▶ [EXERCISE PROMPT]:
Single out the lines that include the word "page". Copy them.

▶ [RECORD EXTRACTS]:
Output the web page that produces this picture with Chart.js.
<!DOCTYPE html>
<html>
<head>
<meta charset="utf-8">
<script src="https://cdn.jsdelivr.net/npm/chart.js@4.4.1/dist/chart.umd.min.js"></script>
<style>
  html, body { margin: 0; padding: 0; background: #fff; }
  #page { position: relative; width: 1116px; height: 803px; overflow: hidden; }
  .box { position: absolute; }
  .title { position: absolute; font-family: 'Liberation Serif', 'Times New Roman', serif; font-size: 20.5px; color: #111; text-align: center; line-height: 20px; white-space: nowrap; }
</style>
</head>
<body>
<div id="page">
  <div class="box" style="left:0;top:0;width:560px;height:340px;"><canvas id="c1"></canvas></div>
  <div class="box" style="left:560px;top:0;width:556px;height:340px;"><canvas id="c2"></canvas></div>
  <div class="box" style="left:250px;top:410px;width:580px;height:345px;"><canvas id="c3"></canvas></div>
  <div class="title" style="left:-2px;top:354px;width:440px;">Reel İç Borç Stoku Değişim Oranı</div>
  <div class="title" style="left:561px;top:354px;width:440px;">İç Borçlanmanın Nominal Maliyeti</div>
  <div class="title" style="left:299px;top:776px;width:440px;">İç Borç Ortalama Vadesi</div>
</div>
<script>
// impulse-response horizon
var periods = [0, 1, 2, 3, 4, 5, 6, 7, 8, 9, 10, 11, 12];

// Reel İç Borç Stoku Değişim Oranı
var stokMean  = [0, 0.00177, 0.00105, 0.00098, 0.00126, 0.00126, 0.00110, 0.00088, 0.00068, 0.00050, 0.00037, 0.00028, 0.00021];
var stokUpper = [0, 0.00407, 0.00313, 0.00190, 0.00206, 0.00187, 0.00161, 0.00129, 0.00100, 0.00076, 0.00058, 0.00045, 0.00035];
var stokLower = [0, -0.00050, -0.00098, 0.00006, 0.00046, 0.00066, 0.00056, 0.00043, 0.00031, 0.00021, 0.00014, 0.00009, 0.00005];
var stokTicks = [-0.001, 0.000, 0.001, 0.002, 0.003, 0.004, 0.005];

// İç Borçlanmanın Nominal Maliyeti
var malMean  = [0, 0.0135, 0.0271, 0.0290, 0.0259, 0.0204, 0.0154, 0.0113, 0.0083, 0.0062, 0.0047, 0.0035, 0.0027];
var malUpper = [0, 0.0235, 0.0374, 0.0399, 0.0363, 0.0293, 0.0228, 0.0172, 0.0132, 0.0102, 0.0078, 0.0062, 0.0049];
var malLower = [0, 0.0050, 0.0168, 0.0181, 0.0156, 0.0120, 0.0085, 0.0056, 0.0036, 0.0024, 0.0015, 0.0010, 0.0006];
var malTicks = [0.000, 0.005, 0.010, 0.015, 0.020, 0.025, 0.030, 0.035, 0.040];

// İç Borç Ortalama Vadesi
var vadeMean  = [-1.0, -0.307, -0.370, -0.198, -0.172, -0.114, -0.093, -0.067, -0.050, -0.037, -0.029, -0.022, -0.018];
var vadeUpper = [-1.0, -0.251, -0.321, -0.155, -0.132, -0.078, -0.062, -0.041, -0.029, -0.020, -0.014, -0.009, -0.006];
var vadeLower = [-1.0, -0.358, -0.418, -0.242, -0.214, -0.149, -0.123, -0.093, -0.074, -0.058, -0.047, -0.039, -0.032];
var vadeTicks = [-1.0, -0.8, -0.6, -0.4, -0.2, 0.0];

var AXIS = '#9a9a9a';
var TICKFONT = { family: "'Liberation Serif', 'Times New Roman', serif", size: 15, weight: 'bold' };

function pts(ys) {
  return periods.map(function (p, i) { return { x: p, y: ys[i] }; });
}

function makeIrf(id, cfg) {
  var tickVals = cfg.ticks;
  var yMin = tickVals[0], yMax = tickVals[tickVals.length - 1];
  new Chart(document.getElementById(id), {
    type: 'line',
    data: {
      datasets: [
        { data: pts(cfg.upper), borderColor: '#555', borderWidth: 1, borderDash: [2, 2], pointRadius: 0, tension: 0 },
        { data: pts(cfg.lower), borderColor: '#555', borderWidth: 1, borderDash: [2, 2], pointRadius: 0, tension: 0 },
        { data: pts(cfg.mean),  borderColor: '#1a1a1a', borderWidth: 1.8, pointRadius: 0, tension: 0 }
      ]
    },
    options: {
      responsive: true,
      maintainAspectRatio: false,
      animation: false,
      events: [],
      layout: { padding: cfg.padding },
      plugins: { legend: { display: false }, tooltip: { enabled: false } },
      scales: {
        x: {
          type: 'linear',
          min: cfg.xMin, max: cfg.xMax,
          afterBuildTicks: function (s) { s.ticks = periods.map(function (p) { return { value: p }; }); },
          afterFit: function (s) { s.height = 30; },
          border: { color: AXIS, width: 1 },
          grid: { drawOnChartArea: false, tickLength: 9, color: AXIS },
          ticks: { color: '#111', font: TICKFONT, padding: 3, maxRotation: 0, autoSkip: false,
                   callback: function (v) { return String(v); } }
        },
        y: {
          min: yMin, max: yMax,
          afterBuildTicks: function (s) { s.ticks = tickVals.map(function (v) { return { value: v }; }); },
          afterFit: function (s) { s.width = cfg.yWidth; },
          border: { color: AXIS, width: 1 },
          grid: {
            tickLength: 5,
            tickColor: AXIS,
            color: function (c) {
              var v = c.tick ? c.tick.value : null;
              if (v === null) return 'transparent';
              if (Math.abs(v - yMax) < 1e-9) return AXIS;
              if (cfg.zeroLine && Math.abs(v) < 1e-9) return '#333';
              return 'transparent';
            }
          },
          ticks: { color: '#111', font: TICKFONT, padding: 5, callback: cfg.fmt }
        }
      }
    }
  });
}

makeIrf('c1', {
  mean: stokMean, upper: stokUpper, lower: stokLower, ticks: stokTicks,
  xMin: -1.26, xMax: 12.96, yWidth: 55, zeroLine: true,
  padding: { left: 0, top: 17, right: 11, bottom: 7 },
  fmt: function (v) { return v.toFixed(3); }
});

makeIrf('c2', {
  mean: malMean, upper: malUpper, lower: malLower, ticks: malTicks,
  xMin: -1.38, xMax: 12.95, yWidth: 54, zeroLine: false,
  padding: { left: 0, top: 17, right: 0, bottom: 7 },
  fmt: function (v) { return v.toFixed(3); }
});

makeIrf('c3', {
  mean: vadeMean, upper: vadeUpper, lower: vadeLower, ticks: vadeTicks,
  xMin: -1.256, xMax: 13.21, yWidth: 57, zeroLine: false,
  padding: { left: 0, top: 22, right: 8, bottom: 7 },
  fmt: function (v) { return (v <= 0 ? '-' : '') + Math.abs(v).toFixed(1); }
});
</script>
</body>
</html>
...
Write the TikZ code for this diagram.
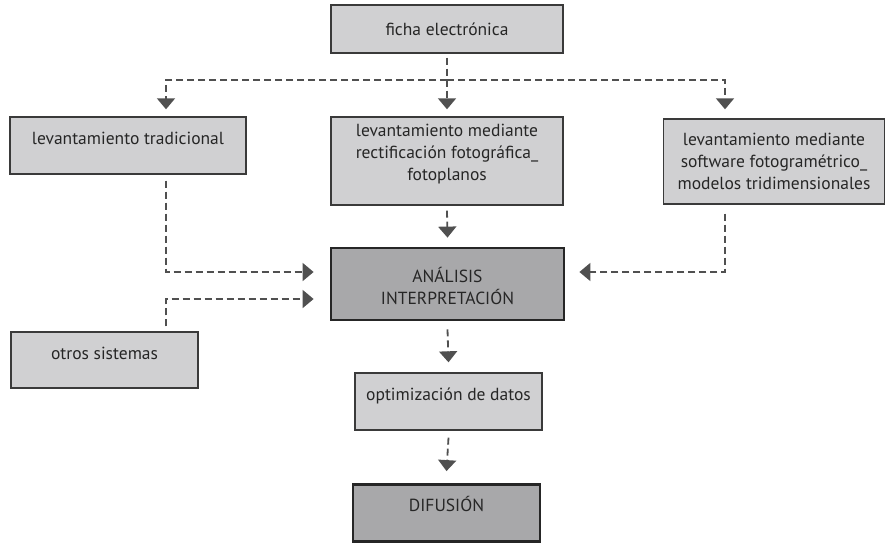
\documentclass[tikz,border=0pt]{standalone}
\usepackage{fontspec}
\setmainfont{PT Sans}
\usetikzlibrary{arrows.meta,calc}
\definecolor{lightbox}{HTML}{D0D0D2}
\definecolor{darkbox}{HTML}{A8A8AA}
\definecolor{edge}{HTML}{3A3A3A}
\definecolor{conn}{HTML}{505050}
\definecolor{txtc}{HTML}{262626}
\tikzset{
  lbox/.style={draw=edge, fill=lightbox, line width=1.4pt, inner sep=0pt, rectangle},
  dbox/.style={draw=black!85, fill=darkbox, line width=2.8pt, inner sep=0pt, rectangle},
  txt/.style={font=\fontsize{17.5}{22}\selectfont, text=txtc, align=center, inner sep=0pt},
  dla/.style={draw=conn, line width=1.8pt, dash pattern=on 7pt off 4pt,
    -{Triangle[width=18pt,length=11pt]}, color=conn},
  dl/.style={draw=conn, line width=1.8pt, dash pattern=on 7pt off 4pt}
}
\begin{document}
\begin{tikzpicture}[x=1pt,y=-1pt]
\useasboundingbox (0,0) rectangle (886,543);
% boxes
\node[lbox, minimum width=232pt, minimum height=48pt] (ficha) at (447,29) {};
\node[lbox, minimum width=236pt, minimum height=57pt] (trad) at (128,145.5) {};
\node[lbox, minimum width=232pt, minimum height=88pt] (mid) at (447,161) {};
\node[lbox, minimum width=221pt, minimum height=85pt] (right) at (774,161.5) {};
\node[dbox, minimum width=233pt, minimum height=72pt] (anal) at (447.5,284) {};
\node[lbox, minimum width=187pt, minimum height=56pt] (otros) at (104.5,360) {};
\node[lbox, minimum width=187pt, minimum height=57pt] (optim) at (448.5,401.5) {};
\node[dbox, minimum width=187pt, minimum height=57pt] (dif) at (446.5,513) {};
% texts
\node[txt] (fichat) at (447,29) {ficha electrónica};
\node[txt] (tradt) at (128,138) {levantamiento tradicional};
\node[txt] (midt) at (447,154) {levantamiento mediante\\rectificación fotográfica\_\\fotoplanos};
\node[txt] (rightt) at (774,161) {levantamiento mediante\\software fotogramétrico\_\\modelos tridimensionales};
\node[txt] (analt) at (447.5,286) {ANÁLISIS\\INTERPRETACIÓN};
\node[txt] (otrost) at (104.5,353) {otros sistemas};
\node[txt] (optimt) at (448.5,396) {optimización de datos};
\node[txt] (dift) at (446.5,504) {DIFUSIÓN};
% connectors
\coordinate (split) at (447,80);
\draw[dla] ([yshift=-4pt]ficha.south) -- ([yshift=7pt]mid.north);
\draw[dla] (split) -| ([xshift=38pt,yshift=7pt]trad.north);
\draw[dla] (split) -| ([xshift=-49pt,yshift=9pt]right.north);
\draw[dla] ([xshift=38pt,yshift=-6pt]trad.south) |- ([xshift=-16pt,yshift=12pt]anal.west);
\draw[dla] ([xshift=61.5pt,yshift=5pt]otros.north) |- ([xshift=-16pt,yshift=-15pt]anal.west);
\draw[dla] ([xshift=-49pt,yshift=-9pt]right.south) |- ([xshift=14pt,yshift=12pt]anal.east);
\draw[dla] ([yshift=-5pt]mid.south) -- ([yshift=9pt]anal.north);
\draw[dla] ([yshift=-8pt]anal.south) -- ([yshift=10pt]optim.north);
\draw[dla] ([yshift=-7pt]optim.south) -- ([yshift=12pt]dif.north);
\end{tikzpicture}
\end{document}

▶ [THE SOLUTION]:
Output the web page that produces this picture with Chart.js.
  #page { position: relative; width: 1116px; height: 803px; overflow: hidden; }
<div id="page">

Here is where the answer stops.